+++ SUPPLIED DATA

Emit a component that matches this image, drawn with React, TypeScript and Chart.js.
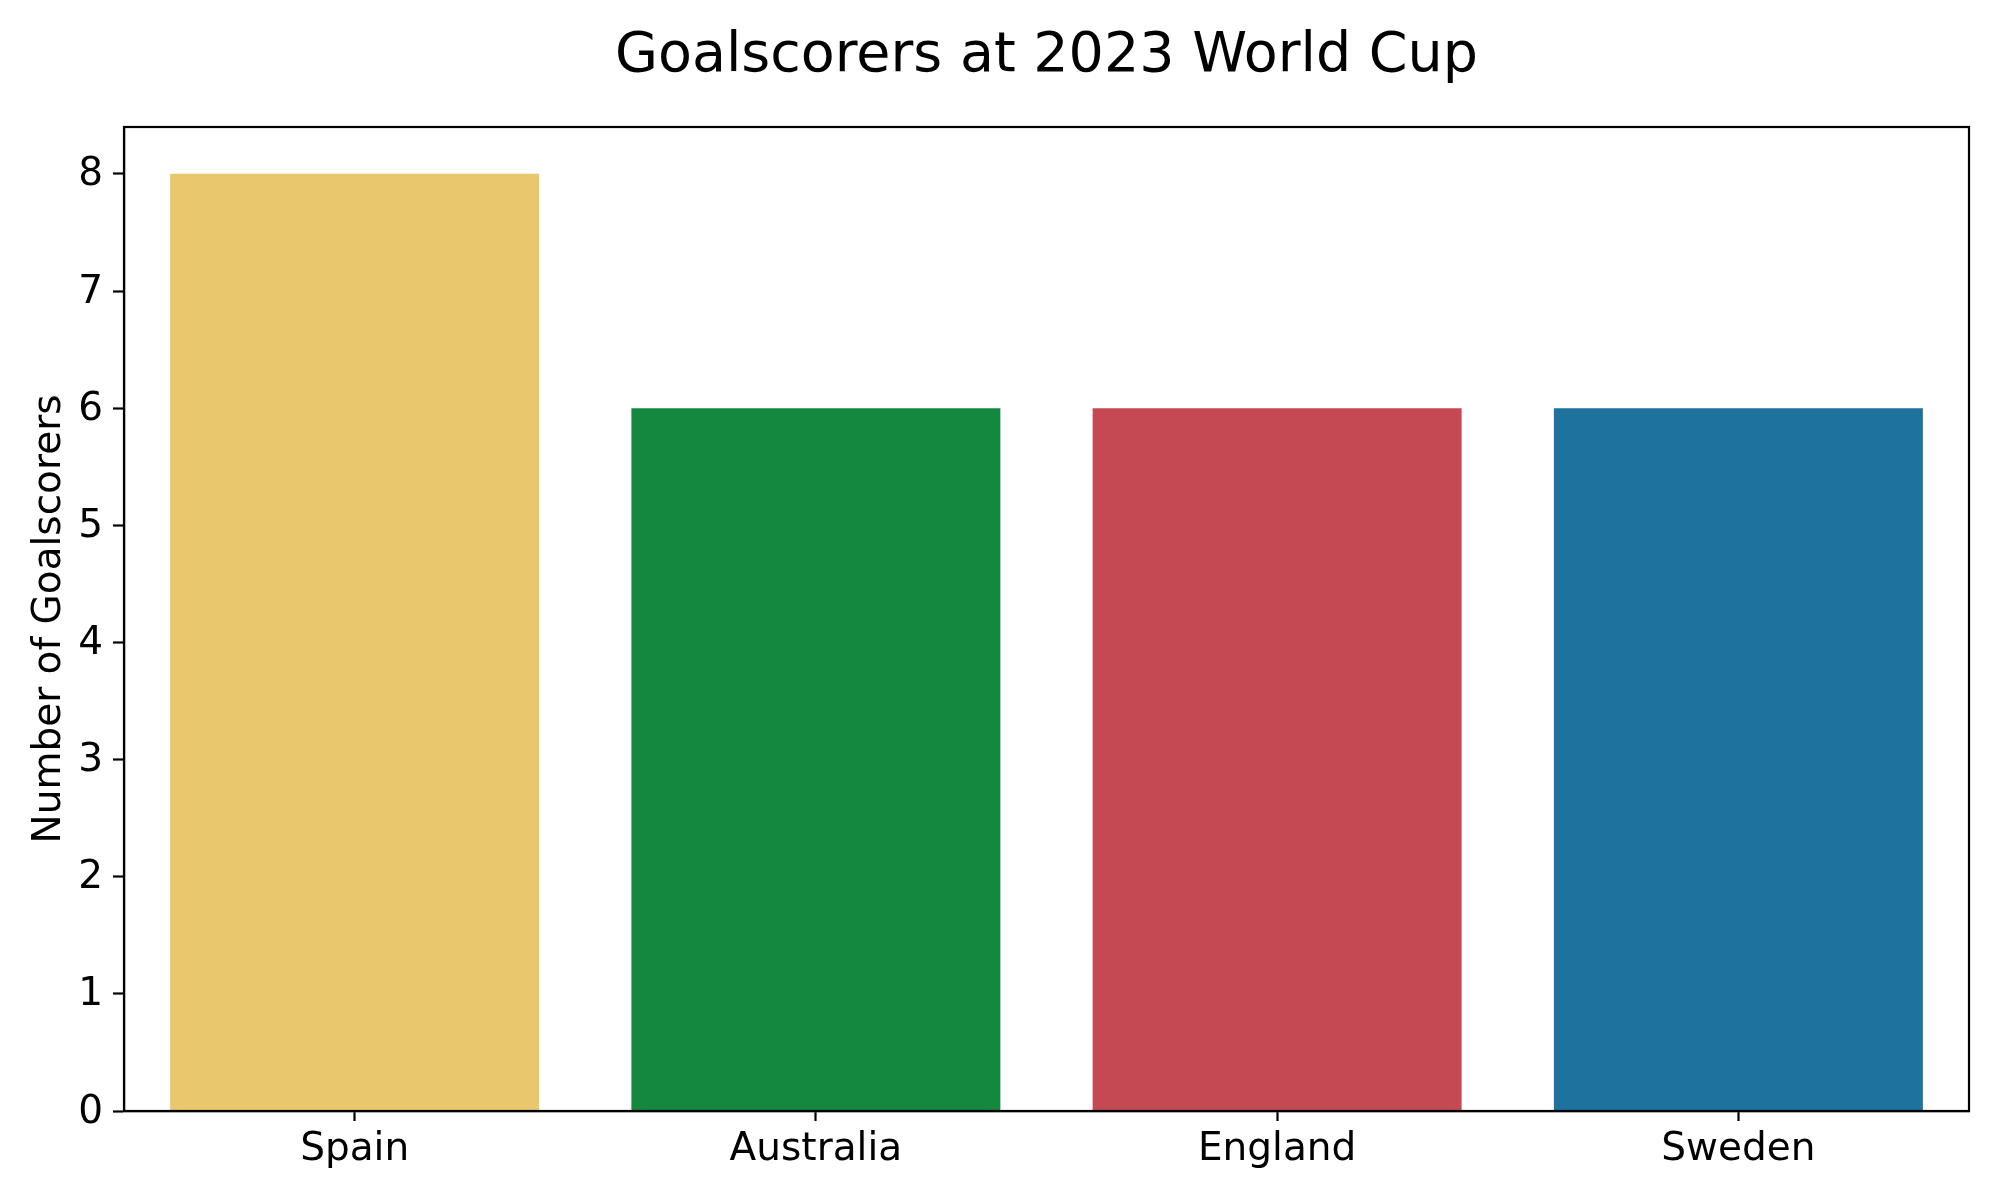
import React, { useEffect, useRef } from "react";
import { Chart, registerables } from "chart.js";

Chart.register(...registerables);

const categories = ["Spain", "Australia", "England", "Sweden"];
const goalscorers = [8, 6, 6, 6];
const barColors = ["#E9C76C", "#15883F", "#C44953", "#1D739E"];
const yTicks = [0, 1, 2, 3, 4, 5, 6, 7, 8];
const titleText = "Goalscorers at 2023 World Cup";
const yLabel = "Number of Goalscorers";

const FONT = "'DejaVu Sans', 'Liberation Sans', sans-serif";

const framePlugin = {
  id: "frame",
  afterDraw(chart: any) {
    const { ctx, chartArea } = chart;
    ctx.save();
    ctx.strokeStyle = "#000000";
    ctx.lineWidth = 2.2;
    ctx.strokeRect(
      chartArea.left,
      chartArea.top,
      chartArea.right - chartArea.left,
      chartArea.bottom - chartArea.top
    );
    ctx.restore();
  },
};

export default function App() {
  const canvasRef = useRef<HTMLCanvasElement | null>(null);

  useEffect(() => {
    if (!canvasRef.current) return;
    const chart = new Chart(canvasRef.current, {
      type: "bar",
      data: {
        labels: categories,
        datasets: [
          {
            label: yLabel,
            data: goalscorers,
            backgroundColor: barColors,
            borderWidth: 0,
            barPercentage: 0.8,
            categoryPercentage: 1.0,
          },
        ],
      },
      options: {
        responsive: false,
        animation: false,
        devicePixelRatio: 1,
        layout: { padding: { left: 0, right: 30, top: 0, bottom: 0 } },
        plugins: {
          legend: { display: false },
          tooltip: { enabled: false },
          title: {
            display: true,
            text: titleText,
            fullSize: false,
            color: "#000000",
            font: { family: FONT, size: 55.5, weight: "normal", lineHeight: 1.2 },
            padding: { top: 23, bottom: 37.4 },
          },
        },
        scales: {
          x: {
            type: "category",
            offset: true,
            grid: {
              display: true,
              drawOnChartArea: false,
              drawTicks: true,
              tickLength: 10,
              tickWidth: 2.2,
              tickColor: "#000000",
              offset: false,
            },
            border: { display: true, color: "#000000", width: 2.2 },
            ticks: {
              color: "#000000",
              padding: 5,
              maxRotation: 0,
              font: { family: FONT, size: 39, lineHeight: 1.2 },
            },
            afterFit(scale: any) {
              scale.height = 89;
            },
          },
          y: {
            type: "linear",
            min: 0,
            max: 8.4,
            grid: {
              display: true,
              drawOnChartArea: false,
              drawTicks: true,
              tickLength: 11,
              tickWidth: 2.2,
              tickColor: "#000000",
            },
            border: { display: true, color: "#000000", width: 2.2 },
            ticks: {
              stepSize: 1,
              includeBounds: false,
              color: "#000000",
              padding: 10,
              labelOffset: 1.5,
              font: { family: FONT, size: 39, lineHeight: 1.2 },
            },
            afterBuildTicks(scale: any) {
              scale.ticks = yTicks.map((v) => ({ value: v }));
            },
            title: {
              display: true,
              text: yLabel,
              color: "#000000",
              font: { family: FONT, size: 39, lineHeight: 1.2 },
              padding: { top: 26, bottom: 0 },
            },
            afterFit(scale: any) {
              scale.width = 124;
            },
          },
        },
      },
      plugins: [framePlugin],
    });
    return () => chart.destroy();
  }, []);

  return (
    <div style={{ position: "absolute", left: 0, top: 0, width: 1999, height: 1200, background: "#ffffff" }}>
      <canvas ref={canvasRef} width={1999} height={1200} style={{ display: "block" }} />
    </div>
  );
}
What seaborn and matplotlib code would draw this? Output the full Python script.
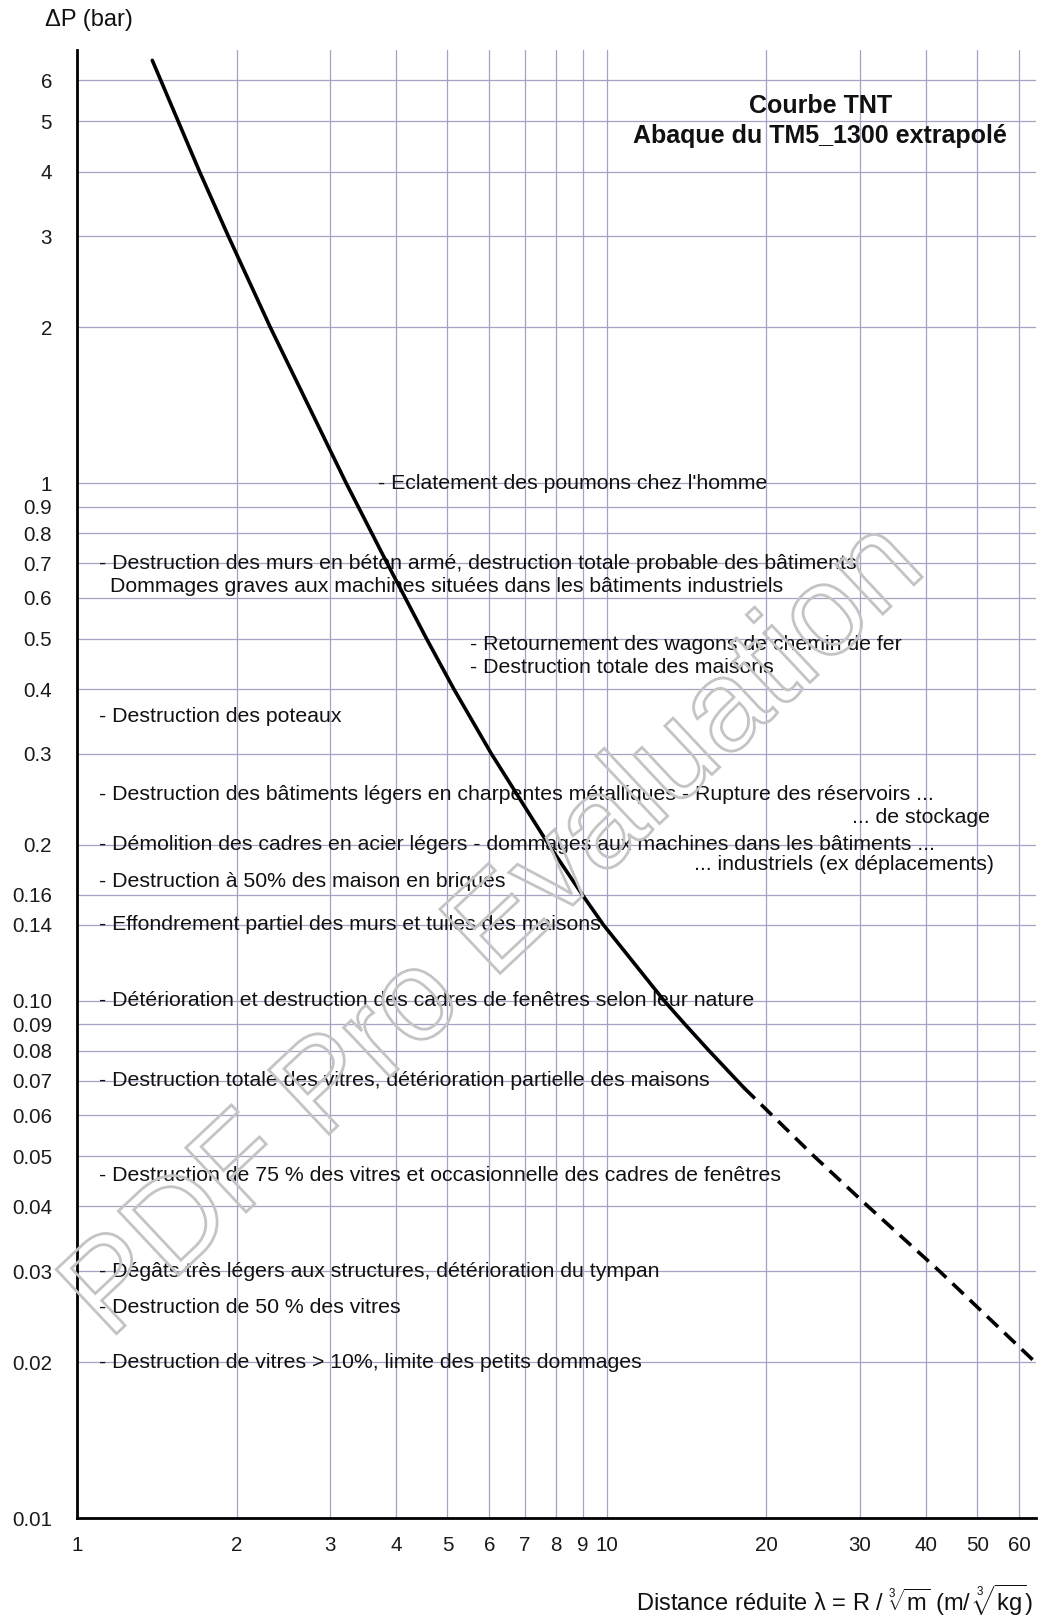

++++++

WRITTEN EXERCISE:
Wherever a line in the data above holds "this", copy that line.

ANSWER FOR THE TASK:
Emit a component that matches this image, drawn with React, TypeScript and Chart.js.
What seaborn and matplotlib code would draw this? Output the full Python script.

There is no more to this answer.